Exercise brief
Extract word for word the lines of the listing from its start to the line holding "plt.rcParams['font.family'] = ['Liberation", both ends kept; pictures are not part of the copy.

Raw data
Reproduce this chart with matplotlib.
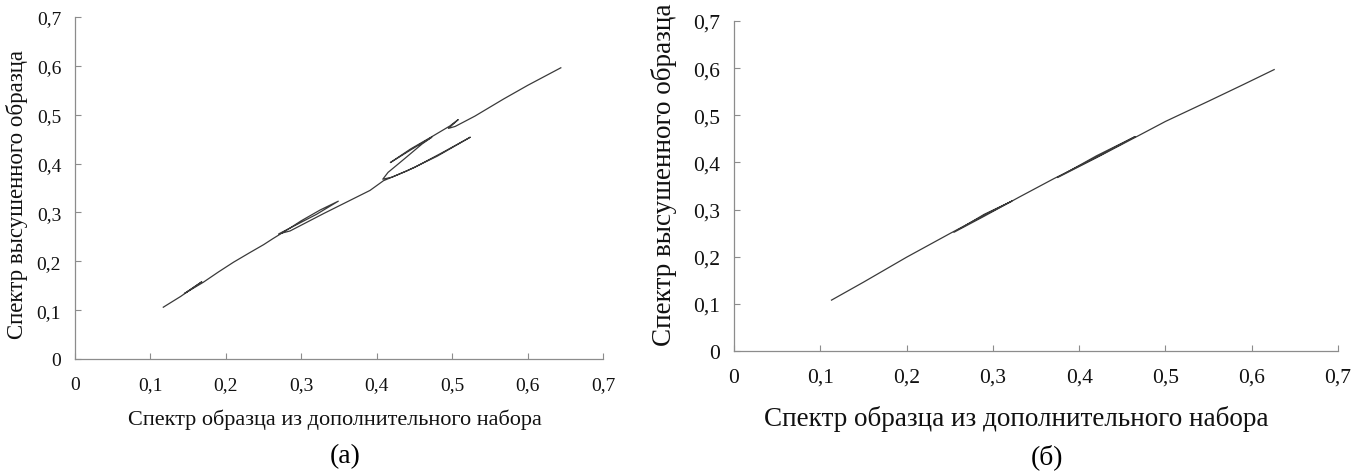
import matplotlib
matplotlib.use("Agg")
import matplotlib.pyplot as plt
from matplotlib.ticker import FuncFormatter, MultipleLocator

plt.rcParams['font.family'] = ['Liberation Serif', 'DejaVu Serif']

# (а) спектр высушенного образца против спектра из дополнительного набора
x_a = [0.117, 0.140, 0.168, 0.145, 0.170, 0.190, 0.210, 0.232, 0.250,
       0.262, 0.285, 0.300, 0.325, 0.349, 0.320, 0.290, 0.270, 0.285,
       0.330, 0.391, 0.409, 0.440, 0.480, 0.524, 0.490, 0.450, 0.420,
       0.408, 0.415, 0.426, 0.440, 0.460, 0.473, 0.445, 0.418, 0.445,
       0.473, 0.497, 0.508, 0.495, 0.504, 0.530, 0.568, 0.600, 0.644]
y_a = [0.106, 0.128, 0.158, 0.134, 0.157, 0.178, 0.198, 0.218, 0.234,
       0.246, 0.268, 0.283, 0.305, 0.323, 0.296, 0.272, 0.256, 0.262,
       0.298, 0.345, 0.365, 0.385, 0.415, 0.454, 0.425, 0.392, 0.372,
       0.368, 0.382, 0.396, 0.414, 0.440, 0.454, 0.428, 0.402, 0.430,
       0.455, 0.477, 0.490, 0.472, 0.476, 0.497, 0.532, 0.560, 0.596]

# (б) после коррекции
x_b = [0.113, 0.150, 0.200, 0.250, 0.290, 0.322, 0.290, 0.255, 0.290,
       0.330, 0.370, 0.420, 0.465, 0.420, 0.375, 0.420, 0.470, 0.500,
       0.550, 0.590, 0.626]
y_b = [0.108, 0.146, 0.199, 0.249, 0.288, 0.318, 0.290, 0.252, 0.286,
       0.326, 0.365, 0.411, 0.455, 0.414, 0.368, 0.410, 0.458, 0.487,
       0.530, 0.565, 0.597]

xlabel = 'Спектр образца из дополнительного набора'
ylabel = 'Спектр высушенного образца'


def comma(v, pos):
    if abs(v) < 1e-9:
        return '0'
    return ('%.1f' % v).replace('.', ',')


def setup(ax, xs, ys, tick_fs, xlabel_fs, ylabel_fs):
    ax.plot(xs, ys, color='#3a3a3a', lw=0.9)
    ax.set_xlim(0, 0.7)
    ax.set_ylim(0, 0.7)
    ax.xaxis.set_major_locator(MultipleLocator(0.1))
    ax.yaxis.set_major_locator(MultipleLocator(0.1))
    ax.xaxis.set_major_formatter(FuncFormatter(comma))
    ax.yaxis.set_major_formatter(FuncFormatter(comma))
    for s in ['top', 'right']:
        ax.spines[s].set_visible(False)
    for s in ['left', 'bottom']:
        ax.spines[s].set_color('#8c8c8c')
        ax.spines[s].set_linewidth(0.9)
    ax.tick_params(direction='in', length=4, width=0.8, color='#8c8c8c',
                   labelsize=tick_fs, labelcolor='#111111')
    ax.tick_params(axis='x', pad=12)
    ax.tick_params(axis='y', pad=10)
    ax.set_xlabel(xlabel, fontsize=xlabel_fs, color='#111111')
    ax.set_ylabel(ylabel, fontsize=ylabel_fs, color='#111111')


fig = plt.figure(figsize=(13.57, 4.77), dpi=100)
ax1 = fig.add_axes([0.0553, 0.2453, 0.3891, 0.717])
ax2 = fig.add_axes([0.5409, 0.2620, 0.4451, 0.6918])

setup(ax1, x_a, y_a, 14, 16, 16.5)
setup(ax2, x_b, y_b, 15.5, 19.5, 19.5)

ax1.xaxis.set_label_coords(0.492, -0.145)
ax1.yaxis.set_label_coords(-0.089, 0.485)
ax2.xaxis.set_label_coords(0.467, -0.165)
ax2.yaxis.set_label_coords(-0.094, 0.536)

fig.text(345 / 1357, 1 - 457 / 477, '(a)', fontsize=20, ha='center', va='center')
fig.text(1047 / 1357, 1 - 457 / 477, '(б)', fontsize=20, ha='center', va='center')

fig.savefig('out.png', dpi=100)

Task response
Reproduce this chart with matplotlib.
import matplotlib
matplotlib.use("Agg")
import matplotlib.pyplot as plt
from matplotlib.ticker import FuncFormatter, MultipleLocator

plt.rcParams['font.family'] = ['Liberation Serif', 'DejaVu Serif']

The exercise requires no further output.